Pernyataan itu merujuk pada temuan riset terbaru yang menunjukkan pergeseran tren penggunaan kecerdasan buatan atau artificial intelligence (AI) pada 2025. AI kini lebih banyak dimanfaatkan untuk curhat, terapi emosional, hingga sarana mencari makna hidup, bukan lagi dominan dipakai untuk menghasilkan ide atau pencarian teknis.
Menurut Ang, tiga besar penggunaan AI pada 2025 adalah Therapy and Companionship (terapi dan teman curhat), Organize Life (mengatur hidup), dan Find Purpose (mencari tujuan hidup). Data tersebut berasal dari riset di Amerika Serikat yang diterbitkan di Harvard Business Review tahun 2025.

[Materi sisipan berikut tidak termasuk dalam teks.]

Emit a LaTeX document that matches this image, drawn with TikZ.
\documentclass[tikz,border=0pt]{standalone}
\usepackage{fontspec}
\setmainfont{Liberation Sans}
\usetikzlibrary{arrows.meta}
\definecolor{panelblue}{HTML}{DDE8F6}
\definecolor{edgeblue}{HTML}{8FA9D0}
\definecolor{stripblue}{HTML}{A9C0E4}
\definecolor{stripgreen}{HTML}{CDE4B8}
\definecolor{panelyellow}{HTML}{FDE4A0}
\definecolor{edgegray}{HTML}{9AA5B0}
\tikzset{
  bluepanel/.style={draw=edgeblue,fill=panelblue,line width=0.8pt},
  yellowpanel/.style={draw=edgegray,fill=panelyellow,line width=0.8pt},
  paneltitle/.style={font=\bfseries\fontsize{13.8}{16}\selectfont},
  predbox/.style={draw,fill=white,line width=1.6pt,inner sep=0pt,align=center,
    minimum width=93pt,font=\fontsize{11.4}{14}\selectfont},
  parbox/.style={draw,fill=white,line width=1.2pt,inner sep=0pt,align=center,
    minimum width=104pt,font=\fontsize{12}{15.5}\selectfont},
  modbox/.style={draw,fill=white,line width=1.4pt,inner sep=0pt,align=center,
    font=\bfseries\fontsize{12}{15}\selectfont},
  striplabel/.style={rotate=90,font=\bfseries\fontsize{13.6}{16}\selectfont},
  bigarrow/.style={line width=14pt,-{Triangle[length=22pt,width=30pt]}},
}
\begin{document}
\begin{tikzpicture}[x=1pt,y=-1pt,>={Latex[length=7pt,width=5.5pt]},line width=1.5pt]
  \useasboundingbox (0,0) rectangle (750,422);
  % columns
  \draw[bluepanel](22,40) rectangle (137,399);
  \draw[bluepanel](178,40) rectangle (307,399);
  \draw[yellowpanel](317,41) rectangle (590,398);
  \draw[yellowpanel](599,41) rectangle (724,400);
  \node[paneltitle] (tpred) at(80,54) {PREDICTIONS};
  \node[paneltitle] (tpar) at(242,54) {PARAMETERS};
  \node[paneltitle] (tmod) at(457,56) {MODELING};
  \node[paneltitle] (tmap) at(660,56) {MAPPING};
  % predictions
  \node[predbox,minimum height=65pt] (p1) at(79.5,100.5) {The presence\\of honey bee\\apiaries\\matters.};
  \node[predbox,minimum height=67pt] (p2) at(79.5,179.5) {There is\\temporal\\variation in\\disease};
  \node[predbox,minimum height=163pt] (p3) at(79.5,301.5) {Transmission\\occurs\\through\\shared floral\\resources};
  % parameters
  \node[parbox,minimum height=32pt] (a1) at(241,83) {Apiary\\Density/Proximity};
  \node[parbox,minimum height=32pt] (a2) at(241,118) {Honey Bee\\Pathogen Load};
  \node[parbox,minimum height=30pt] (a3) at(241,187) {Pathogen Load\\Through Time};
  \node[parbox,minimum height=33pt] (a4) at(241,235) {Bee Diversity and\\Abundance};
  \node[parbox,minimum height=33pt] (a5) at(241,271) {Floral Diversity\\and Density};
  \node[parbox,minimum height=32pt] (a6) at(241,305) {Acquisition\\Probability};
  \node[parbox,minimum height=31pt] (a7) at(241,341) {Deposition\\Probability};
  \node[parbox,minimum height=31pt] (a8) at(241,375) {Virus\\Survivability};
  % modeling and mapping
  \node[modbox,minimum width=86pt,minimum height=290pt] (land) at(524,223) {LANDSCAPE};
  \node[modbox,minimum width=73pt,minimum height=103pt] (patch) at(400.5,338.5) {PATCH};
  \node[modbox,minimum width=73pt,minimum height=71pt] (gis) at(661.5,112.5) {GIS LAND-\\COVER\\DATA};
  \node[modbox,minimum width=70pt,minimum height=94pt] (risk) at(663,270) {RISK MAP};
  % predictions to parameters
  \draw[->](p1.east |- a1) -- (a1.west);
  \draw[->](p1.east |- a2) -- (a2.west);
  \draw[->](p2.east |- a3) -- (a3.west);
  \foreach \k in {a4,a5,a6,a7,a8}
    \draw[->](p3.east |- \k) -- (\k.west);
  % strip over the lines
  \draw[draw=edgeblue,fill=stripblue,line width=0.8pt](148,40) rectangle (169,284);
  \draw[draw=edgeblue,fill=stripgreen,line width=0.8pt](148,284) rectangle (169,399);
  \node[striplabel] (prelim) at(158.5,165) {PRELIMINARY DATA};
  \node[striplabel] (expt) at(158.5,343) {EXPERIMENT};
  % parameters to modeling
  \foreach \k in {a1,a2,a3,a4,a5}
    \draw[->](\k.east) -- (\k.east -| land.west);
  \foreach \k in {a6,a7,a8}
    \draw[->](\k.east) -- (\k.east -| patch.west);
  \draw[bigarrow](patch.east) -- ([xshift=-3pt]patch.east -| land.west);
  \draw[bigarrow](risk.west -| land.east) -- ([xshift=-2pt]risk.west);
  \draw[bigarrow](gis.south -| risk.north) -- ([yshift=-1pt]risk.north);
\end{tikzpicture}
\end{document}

Tren ini berbeda dengan 2024, ketika tiga besar penggunaan AI masih lebih variatif, yakni Generate Idea, Therapy and Companionship, serta Specific Search.

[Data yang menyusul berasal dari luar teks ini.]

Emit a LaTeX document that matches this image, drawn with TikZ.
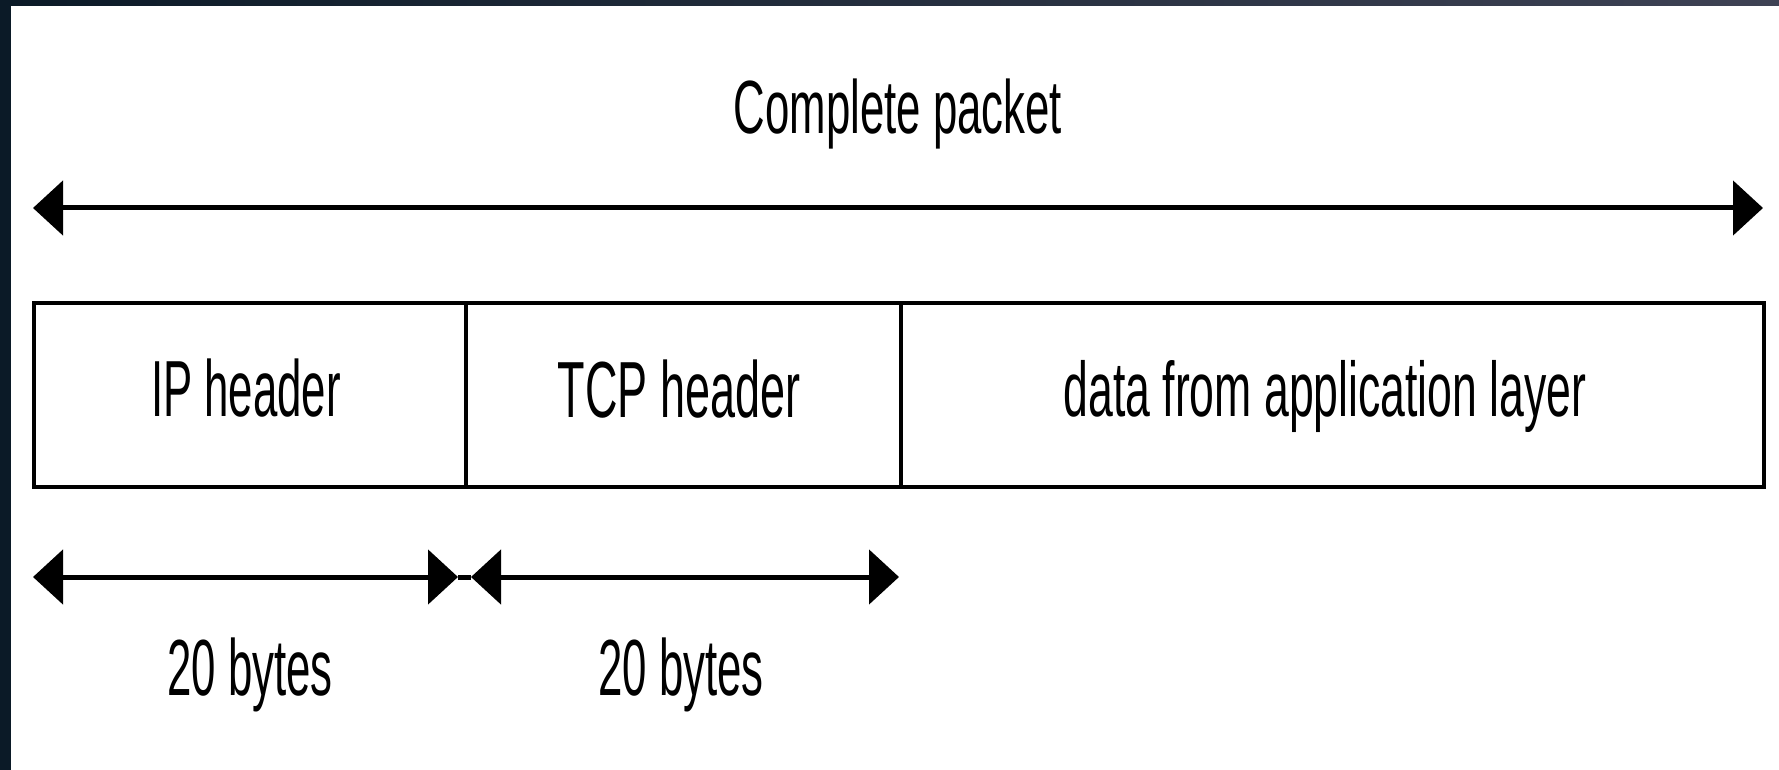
\documentclass[tikz,border=0pt]{standalone}
\usepackage{fontspec}
\setmainfont{Liberation Sans}
\usepackage{graphicx}
\usetikzlibrary{arrows.meta}
\definecolor{frameA}{HTML}{0B1A27}
\definecolor{frameB}{HTML}{3E4254}
\newcommand\narrowtext[3]{\scalebox{#1}[1]{\fontsize{#2}{#2}\selectfont #3}}
\tikzset{
  cell/.style={draw=black, line width=2pt, minimum height=92pt, inner sep=0pt},
  dim/.style={line width=2.5pt, {Triangle[length=15pt,width=27pt]}-{Triangle[length=15pt,width=27pt]}},
  dimline/.style={line width=2.5pt},
  lbl/.style={inner sep=0pt, anchor=base},
}
\begin{document}
\begin{tikzpicture}[x=0.5pt,y=-0.5pt]
\useasboundingbox (0,0) rectangle (1779,770);
\fill[white] (0,0) rectangle (1779,770);
% dark frame edges
\fill[frameA] (0,0) rectangle (11,770);
\shade[left color=frameA, right color=frameB] (0,0) rectangle (1779,6);

% title and overall arrow
\node[lbl] (title) at (898,134) {\narrowtext{0.58}{37.7pt}{Complete packet}};
\coordinate (tl) at (33,208);
\coordinate (tr) at (1763,208);
\draw[dim] (tl) -- (tr);

% packet cells
\node[cell, minimum width=216pt] (ip) at (250,395) {};
\node[cell, minimum width=217.5pt] (tcp) at (683.5,395) {};
\node[cell, minimum width=431.5pt] (data) at (1332.5,395) {};
\node[lbl] (iplbl) at (246,416) {\narrowtext{0.55}{39.8pt}{IP header}};
\node[lbl] (tcplbl) at (679,417) {\narrowtext{0.565}{39.8pt}{TCP header}};
\node[lbl] (datalbl) at (1325,416) {\narrowtext{0.576}{38.7pt}{data from application layer}};

% size arrows
\coordinate (a1s) at (33,577);
\coordinate (a1e) at (458,577);
\coordinate (a2s) at (471,577);
\coordinate (a2e) at (899,577);
\draw[dimline] (a1e) -- (a2s);
\draw[dim] (a1s) -- (a1e);
\draw[dim] (a2s) -- (a2e);
\node[lbl] (b1) at (250,695) {\narrowtext{0.55}{39.8pt}{20 bytes}};
\node[lbl] (b2) at (681,695) {\narrowtext{0.55}{39.8pt}{20 bytes}};
\end{tikzpicture}
\end{document}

Senada dengan Ang, Sekretaris Eksekutif Center for Digital Society (CfDS) UGM, Syaifa Tania, mencatat fenomena baru bahwa AI kini kerap dijadikan tempat curhat. Namun, ia menilai tren ini juga menghadirkan tantangan tersendiri.

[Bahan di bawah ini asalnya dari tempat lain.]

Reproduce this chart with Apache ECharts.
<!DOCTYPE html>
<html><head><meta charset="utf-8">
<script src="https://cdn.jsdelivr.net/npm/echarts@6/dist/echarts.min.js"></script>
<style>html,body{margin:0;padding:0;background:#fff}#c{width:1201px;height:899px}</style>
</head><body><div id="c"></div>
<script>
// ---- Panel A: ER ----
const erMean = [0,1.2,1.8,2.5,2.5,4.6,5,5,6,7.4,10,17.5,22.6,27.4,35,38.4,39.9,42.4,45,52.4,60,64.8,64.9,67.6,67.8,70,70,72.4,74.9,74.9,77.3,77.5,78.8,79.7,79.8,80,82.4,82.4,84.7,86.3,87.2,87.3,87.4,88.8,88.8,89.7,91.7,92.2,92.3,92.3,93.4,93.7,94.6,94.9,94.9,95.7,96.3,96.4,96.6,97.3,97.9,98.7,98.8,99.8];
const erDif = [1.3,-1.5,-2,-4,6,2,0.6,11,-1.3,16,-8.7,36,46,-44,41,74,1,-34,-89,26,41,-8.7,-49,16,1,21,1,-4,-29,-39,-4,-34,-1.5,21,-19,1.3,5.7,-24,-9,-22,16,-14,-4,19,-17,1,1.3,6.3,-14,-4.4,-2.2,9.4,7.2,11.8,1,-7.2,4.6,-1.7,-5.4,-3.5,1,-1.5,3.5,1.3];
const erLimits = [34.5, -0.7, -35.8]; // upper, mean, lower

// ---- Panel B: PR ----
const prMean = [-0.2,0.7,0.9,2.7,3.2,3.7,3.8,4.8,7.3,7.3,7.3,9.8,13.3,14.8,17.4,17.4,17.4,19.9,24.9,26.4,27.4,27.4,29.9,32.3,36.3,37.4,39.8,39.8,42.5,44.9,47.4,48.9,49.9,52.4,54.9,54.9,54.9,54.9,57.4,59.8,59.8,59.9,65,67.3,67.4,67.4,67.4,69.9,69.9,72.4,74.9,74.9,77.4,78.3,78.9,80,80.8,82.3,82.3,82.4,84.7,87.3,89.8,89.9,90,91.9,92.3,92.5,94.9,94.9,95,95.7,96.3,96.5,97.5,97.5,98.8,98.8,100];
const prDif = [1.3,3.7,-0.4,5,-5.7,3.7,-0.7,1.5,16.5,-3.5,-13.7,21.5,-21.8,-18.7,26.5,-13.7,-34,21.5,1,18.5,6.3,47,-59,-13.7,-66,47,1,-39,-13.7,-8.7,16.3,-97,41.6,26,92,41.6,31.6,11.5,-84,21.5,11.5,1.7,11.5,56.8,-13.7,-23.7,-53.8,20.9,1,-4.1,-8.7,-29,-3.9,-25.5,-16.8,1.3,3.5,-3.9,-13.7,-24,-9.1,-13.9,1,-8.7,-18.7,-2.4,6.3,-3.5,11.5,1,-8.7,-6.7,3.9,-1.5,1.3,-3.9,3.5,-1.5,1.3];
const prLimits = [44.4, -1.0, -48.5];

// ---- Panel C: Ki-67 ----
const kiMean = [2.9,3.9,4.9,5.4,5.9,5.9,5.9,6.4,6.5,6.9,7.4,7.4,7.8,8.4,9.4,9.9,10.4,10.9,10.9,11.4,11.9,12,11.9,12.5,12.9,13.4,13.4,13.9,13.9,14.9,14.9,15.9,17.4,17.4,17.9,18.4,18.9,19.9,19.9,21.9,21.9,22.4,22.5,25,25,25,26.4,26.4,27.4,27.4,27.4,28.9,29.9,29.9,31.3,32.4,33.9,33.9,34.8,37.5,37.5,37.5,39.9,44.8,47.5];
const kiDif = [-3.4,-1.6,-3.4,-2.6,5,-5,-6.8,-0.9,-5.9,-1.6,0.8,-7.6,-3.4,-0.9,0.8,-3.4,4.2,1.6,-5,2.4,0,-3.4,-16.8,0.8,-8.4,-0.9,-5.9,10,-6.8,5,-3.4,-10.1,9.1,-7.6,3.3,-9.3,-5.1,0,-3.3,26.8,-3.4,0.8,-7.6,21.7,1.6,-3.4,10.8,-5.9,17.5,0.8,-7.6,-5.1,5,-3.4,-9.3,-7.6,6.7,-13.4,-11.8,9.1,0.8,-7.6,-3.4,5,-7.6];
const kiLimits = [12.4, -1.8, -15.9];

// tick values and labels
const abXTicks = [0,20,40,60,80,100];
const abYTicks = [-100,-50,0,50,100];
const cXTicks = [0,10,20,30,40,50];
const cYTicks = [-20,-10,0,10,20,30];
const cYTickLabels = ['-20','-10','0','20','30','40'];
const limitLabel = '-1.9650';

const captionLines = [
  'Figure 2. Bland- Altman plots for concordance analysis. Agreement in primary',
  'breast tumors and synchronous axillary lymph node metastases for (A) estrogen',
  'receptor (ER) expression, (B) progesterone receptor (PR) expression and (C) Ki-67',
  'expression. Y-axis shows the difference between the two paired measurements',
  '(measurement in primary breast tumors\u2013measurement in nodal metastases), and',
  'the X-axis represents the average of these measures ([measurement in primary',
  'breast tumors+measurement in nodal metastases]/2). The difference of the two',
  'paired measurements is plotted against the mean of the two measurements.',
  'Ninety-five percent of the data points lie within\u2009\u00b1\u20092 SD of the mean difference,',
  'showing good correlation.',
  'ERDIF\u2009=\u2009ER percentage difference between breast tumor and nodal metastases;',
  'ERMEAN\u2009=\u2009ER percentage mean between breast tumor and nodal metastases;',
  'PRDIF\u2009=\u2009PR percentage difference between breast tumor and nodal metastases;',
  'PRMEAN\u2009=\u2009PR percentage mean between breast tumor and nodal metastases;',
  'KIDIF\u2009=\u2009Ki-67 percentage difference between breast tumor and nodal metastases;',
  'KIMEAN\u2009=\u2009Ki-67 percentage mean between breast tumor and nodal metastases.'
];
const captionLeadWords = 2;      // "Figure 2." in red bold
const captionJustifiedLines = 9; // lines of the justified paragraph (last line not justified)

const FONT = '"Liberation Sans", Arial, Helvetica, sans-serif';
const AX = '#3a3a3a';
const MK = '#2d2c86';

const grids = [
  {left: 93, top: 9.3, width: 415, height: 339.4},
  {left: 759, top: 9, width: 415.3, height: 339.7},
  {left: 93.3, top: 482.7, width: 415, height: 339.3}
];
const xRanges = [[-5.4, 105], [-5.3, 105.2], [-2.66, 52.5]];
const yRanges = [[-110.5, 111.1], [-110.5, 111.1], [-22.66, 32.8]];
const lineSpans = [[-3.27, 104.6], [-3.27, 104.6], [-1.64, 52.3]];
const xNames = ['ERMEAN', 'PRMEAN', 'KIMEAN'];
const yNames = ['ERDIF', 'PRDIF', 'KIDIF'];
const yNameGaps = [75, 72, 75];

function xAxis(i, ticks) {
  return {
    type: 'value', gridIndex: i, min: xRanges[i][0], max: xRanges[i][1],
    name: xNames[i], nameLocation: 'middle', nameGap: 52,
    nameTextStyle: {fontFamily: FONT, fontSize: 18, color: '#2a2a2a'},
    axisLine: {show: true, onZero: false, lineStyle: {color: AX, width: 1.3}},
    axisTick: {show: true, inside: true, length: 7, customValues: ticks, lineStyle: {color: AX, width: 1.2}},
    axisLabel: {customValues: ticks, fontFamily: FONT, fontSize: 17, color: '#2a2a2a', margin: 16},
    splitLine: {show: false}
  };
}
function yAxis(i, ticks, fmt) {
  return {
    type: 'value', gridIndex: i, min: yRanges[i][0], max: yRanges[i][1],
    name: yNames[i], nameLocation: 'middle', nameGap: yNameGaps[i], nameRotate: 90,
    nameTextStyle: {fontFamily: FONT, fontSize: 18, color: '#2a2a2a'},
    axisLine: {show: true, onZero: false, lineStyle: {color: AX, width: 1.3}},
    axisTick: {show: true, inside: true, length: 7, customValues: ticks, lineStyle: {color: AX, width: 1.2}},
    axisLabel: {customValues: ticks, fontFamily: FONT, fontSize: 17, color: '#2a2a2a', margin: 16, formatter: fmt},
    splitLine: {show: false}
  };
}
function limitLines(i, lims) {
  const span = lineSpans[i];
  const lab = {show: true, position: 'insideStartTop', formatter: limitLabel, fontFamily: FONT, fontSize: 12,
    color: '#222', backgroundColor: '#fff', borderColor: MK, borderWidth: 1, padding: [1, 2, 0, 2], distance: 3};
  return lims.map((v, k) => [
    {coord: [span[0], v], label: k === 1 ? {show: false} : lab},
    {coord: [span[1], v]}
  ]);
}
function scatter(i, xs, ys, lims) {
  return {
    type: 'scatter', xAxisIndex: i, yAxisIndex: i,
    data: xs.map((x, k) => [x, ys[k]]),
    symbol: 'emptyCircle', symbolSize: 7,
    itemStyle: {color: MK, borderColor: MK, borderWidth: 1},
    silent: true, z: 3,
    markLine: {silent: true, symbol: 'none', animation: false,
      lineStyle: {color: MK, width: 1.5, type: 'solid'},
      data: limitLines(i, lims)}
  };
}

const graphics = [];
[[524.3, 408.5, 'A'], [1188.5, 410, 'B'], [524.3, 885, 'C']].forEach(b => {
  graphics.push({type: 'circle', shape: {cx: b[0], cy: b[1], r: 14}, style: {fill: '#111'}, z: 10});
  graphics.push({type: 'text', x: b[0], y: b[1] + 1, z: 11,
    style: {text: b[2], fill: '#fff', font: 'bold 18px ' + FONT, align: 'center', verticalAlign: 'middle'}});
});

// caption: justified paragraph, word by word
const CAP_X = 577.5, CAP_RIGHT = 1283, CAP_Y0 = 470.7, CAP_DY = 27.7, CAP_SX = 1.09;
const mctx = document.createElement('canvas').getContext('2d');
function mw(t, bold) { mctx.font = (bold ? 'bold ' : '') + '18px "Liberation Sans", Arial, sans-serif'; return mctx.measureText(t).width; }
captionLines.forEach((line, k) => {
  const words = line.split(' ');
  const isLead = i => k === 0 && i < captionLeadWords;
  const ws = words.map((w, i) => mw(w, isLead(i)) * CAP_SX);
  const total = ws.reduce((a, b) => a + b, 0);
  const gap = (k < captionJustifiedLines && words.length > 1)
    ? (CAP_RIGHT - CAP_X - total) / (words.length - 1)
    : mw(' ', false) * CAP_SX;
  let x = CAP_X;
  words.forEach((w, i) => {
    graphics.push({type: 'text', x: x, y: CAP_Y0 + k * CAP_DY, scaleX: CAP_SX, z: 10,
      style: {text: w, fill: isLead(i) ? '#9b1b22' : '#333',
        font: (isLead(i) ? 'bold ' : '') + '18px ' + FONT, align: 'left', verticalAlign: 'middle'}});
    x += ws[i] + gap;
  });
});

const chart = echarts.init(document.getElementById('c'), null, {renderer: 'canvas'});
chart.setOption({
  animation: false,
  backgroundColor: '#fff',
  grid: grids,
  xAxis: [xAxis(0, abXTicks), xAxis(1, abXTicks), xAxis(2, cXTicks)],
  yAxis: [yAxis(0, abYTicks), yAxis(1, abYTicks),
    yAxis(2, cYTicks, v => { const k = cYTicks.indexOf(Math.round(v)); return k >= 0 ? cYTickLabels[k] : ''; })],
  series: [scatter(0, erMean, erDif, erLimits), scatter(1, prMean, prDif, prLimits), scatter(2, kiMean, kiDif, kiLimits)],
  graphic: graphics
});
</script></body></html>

“Ada fenomena baru terkait soal banyak orang yang curhat di AI. Nah ini hal yang di satu sisi menghadirkan tantangan karena kalau kita curhat, kita mengekspos banyak data pribadi, informasi personal,” kata Tania.
Simposium IRIS 2025 membahas empat isu utama penggunaan AI, yakni deepfake untuk penipuan finansial, pengawasan dan privasi dalam pembangunan digital, respons regional terhadap manipulasi informasi asing, serta peran informasi dalam ketahanan demokrasi.
Acara ini dibuka oleh Menteri Komunikasi dan Digital Meutya Hafid, Direktur Eksekutif CSIS Yose Rizal Damuri, serta Wakil Rektor Bidang Pendidikan dan Pengajaran UGM Wening Udasmoro.